*What the task asks*
Answer with one number: how many lines hold "this".

*Material*
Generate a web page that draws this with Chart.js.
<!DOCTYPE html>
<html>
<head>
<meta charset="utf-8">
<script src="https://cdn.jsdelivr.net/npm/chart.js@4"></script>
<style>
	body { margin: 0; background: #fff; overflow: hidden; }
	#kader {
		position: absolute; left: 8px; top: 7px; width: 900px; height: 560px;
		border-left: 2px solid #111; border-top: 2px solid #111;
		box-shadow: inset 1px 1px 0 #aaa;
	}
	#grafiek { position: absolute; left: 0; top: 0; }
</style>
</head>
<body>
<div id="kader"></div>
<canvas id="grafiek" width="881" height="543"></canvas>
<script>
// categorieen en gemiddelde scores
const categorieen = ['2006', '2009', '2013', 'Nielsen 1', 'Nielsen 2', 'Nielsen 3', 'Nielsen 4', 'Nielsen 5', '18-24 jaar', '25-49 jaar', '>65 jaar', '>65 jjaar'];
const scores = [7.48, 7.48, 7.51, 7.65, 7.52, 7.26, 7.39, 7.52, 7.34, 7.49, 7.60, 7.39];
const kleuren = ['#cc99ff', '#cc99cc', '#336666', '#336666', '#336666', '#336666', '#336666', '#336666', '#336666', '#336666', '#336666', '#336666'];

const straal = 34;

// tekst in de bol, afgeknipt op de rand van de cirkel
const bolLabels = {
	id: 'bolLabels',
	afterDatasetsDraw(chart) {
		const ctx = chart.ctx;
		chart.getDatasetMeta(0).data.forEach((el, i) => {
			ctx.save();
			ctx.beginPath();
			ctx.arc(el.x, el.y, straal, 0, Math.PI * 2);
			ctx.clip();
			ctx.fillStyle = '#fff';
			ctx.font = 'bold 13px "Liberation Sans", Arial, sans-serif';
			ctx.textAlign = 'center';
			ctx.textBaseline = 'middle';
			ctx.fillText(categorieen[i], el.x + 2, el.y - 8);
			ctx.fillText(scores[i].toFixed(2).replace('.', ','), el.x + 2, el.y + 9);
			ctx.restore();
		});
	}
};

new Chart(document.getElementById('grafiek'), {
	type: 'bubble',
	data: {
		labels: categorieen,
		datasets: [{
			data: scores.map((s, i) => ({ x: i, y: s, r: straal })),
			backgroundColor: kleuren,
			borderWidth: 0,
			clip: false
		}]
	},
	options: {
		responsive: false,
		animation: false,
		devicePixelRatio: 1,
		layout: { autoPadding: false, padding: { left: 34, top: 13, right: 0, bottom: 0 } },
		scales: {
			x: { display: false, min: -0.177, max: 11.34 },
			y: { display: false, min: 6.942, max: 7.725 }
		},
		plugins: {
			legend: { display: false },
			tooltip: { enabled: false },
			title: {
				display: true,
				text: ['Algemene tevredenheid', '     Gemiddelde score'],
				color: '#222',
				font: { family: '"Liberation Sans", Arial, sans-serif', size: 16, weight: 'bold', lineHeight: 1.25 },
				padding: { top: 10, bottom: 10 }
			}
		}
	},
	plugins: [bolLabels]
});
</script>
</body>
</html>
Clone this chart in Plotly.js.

*Response to the task*
2